### WHAT THE EXERCISE ASKS
Give back exactly the lines from the beginning of the listing below to the line holding "grid_vals = [-0.4, -0.3, -0.2, -0.1, 0.1, 0.2, 0.3, 0.4]", both ends included; the pictures stay out.

### RECORDED DATA
■ ■ ■ ■ ■ ■ ■

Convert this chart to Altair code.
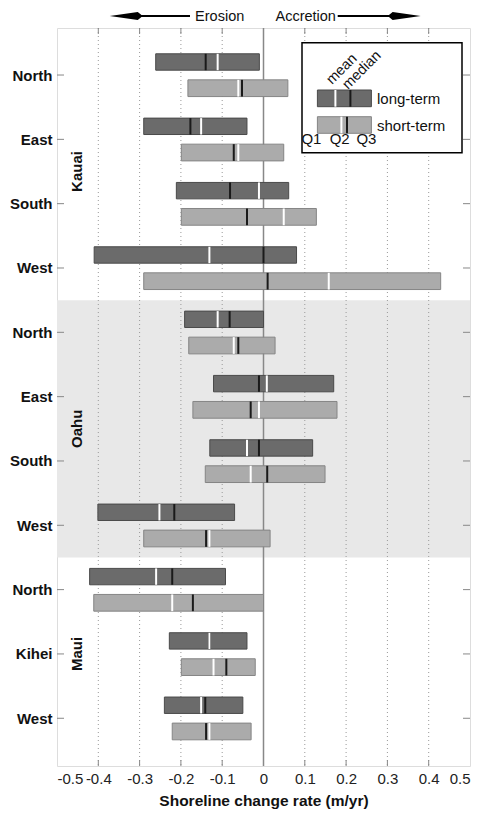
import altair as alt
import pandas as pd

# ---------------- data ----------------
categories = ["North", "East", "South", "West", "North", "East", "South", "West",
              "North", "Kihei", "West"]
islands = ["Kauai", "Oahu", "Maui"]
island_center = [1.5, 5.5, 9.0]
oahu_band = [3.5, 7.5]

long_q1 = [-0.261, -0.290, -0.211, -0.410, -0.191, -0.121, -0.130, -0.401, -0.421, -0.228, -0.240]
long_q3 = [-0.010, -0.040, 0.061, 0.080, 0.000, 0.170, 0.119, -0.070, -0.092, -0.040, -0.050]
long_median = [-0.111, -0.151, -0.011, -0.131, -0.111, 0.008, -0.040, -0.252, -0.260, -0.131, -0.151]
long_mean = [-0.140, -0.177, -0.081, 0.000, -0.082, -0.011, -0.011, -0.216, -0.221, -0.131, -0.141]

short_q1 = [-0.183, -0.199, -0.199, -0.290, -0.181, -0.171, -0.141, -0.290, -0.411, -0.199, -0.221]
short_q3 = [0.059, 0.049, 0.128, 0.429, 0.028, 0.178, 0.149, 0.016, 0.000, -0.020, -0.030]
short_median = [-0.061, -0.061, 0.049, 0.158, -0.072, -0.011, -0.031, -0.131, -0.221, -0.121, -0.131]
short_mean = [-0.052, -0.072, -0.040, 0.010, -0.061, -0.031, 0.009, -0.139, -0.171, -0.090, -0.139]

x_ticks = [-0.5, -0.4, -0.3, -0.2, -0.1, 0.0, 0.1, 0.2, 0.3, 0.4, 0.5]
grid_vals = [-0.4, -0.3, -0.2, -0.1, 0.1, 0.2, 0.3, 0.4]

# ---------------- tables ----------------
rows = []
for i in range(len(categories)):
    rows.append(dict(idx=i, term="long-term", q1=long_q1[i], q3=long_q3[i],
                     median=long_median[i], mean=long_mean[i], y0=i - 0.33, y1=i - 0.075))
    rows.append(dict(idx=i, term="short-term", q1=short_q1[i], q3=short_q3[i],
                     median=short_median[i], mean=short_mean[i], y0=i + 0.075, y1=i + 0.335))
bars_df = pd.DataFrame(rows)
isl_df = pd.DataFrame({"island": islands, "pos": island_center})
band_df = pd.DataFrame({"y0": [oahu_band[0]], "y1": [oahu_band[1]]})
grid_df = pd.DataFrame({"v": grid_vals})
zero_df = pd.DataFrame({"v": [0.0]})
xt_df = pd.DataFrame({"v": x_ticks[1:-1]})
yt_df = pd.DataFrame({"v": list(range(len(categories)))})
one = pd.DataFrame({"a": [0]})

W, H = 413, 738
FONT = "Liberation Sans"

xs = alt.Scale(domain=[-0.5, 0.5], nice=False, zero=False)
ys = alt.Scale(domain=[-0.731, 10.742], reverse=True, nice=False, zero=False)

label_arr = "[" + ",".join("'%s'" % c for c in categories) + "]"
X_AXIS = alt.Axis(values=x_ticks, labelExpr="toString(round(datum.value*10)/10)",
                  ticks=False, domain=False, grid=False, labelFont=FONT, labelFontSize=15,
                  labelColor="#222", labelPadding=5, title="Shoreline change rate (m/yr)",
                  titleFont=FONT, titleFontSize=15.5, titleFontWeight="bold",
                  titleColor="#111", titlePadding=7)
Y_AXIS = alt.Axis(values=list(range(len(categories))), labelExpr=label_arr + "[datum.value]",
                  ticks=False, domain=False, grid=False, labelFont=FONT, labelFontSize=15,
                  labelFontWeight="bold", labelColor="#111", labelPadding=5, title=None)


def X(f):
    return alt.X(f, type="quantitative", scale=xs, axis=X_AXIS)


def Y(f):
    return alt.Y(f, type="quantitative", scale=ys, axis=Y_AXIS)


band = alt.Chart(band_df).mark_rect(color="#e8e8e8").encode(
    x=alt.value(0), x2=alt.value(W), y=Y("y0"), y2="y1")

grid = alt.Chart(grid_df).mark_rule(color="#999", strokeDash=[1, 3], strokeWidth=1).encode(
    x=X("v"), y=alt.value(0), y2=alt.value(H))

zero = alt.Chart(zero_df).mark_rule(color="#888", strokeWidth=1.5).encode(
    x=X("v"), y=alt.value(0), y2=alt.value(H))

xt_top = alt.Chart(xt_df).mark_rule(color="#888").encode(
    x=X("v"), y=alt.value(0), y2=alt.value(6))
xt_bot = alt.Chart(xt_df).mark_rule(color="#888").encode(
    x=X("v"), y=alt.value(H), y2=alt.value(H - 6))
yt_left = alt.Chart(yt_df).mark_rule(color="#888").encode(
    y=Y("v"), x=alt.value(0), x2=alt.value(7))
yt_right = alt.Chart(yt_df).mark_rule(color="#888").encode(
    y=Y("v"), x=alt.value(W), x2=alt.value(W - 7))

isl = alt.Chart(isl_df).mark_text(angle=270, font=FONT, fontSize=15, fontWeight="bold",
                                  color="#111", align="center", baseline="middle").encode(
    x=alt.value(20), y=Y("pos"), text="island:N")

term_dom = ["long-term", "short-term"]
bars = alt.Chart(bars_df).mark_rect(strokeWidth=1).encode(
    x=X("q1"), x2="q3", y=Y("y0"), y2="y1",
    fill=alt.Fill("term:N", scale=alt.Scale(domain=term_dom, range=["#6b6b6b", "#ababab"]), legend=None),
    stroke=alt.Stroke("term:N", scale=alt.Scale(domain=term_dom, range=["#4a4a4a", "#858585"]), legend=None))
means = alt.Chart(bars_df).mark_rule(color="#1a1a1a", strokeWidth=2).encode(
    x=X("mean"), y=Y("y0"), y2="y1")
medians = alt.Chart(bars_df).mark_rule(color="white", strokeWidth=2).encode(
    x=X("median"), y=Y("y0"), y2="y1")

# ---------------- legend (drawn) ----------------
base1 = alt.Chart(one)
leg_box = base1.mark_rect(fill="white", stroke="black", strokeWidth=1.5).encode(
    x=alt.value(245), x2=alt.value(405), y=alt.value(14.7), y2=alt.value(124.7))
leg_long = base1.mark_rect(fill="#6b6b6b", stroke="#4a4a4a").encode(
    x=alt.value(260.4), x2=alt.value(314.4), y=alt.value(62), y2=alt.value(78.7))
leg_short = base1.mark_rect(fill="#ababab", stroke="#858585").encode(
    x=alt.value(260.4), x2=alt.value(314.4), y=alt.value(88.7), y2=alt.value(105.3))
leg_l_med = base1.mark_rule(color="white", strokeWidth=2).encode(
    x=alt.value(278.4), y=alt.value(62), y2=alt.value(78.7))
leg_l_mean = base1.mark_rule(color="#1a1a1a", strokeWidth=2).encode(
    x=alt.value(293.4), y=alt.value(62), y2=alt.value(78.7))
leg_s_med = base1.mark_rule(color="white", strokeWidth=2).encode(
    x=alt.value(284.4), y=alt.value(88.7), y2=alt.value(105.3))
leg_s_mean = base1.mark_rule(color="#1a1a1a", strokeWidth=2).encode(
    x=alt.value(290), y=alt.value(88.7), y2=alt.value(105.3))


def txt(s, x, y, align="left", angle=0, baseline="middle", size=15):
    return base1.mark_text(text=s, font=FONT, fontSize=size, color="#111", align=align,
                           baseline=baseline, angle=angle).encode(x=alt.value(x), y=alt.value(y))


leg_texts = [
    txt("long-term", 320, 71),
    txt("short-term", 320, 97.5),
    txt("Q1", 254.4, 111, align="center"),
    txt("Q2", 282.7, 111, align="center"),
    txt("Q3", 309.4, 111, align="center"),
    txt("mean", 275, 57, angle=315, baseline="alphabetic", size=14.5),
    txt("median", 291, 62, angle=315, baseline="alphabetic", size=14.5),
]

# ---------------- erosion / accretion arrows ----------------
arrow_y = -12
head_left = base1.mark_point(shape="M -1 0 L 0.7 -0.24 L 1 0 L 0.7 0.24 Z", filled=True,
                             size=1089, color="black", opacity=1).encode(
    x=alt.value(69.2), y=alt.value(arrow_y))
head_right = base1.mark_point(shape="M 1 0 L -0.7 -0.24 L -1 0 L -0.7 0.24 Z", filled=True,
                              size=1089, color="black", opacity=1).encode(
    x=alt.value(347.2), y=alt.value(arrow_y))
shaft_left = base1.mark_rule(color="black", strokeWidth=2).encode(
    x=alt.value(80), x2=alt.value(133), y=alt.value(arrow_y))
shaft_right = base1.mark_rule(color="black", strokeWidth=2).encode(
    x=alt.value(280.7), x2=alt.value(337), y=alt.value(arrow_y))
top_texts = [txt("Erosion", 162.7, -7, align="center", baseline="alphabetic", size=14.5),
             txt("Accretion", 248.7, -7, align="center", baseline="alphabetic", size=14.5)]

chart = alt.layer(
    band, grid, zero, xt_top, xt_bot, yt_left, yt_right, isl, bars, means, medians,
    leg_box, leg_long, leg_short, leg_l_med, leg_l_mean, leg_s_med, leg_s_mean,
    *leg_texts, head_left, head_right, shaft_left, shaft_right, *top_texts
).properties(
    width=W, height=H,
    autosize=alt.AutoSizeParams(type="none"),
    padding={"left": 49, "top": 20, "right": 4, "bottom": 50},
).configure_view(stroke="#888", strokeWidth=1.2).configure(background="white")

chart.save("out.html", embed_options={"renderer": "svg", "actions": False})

■ ■ ■ ■ ■ ■ ■

### CORRECT RESPONSE
Convert this chart to Altair code.
import altair as alt
import pandas as pd

# ---------------- data ----------------
categories = ["North", "East", "South", "West", "North", "East", "South", "West",
              "North", "Kihei", "West"]
islands = ["Kauai", "Oahu", "Maui"]
island_center = [1.5, 5.5, 9.0]
oahu_band = [3.5, 7.5]

long_q1 = [-0.261, -0.290, -0.211, -0.410, -0.191, -0.121, -0.130, -0.401, -0.421, -0.228, -0.240]
long_q3 = [-0.010, -0.040, 0.061, 0.080, 0.000, 0.170, 0.119, -0.070, -0.092, -0.040, -0.050]
long_median = [-0.111, -0.151, -0.011, -0.131, -0.111, 0.008, -0.040, -0.252, -0.260, -0.131, -0.151]
long_mean = [-0.140, -0.177, -0.081, 0.000, -0.082, -0.011, -0.011, -0.216, -0.221, -0.131, -0.141]

short_q1 = [-0.183, -0.199, -0.199, -0.290, -0.181, -0.171, -0.141, -0.290, -0.411, -0.199, -0.221]
short_q3 = [0.059, 0.049, 0.128, 0.429, 0.028, 0.178, 0.149, 0.016, 0.000, -0.020, -0.030]
short_median = [-0.061, -0.061, 0.049, 0.158, -0.072, -0.011, -0.031, -0.131, -0.221, -0.121, -0.131]
short_mean = [-0.052, -0.072, -0.040, 0.010, -0.061, -0.031, 0.009, -0.139, -0.171, -0.090, -0.139]

x_ticks = [-0.5, -0.4, -0.3, -0.2, -0.1, 0.0, 0.1, 0.2, 0.3, 0.4, 0.5]
grid_vals = [-0.4, -0.3, -0.2, -0.1, 0.1, 0.2, 0.3, 0.4]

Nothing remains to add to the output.